I finally received my router. @axx I tried to use your instructions to connect my EP06E, but I always get the out of call error. I have signal because I tried the --get-signal-info and it's all good there. My sim card is detected normally. I also tried changing my apn and sim to another carrier, but no luck.
EDIT: I don't know what I did, I just reinstalled everything from scratch and it magically auto connected. Now I have an ip in uqmi but the dhcp client in interfaces doesn't get one.
EDIT 2 lul: aaaand I used qmi in /etc/config/network and it works perfectly. I dont have bandwith dips, so that's probably a problem on your carrier side. In my case for my carrier there are 2 APN's, the default which has cg-nat and is terrible and has packet loss and another one that works really well. Maybe in your case there's something similar.

Thanks a lot for the update @Toomoch.
Glad to hear you got it working. It was a bit mysterious for me to how it eventually "just worked", but after some tinkering.

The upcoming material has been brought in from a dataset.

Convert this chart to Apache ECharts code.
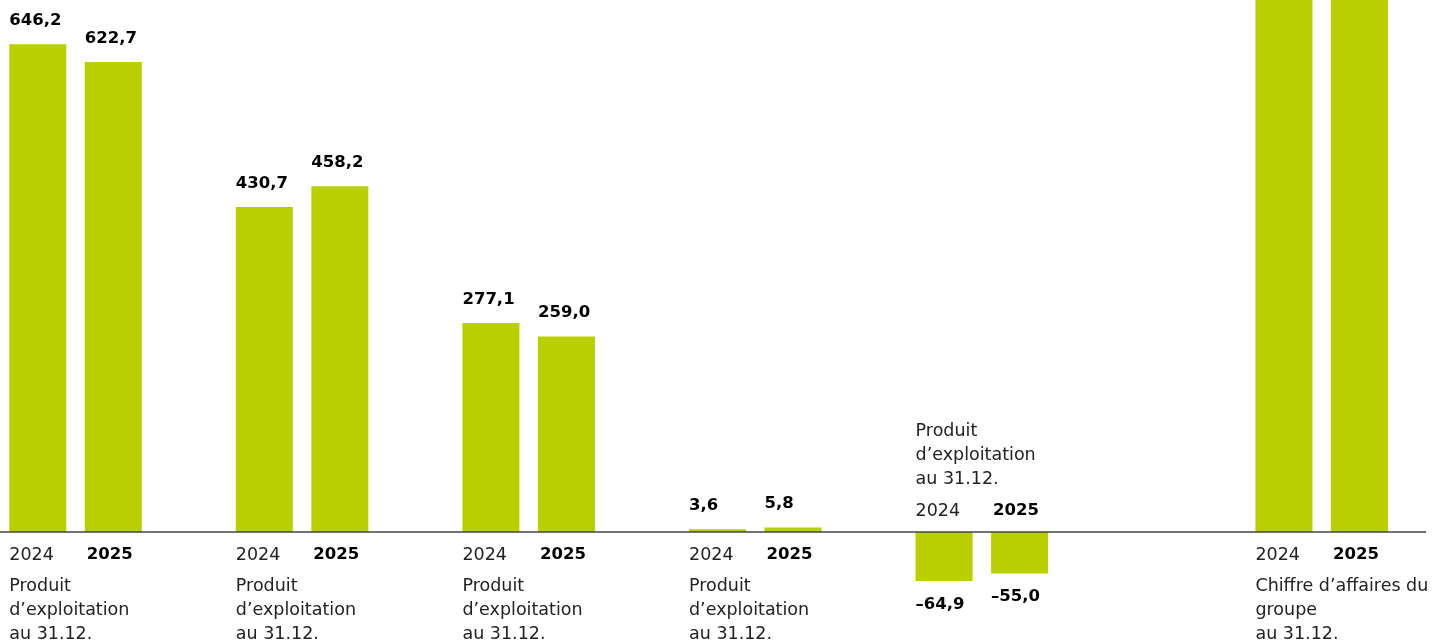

I can't remember if i removed and reinstalled packages too or not.

I suppose you also have a virtual device added on top of the QMI device to do DHCP?

In a (positively) surprising turn of events, i have since had optic fibre become available and be installed, so my RB M33G now has two uplinks. One that caps at 24 MBps and the other one at 400 :slightly_smiling_face:
I haven't set up multiwan however, and what happens is that every now and then my WWAN (4G) IP gets renewed, and that overwrites the default route, making all traffic go over 4G instead of fibre. Oops.
And while there is an option to disable setting an uplink as a default route for other devices (such as my eth uplink to the optic fibre media converter), there isn't for QMI devices. The option is called "Use default gateway (If unchecked, no default route is configured)" in LUCI and doesn't exist for my QMI device nor its virtual DHCP device.

I suppose i'll have to set multi-wan up properly if i want to have both interfaces up at the same time and avoid that issue, but for now i've just disabled the WWAN interface. And in the mid-term, i'm likely to just stop using the 4G (after all that effort), even if having the script that sends me a text message every time a device gets attributed an IP / DHCP lease is fun :slight_smile:

Yes, if you use QMI as a protocol it adds a virtual device by itself.
I now have a bigger problem that I can't seem to solve. Every 24H or so, I get disconnected and I can't find any way to reconnect and I have to reboot. Do yoj have any idea how could I solve it?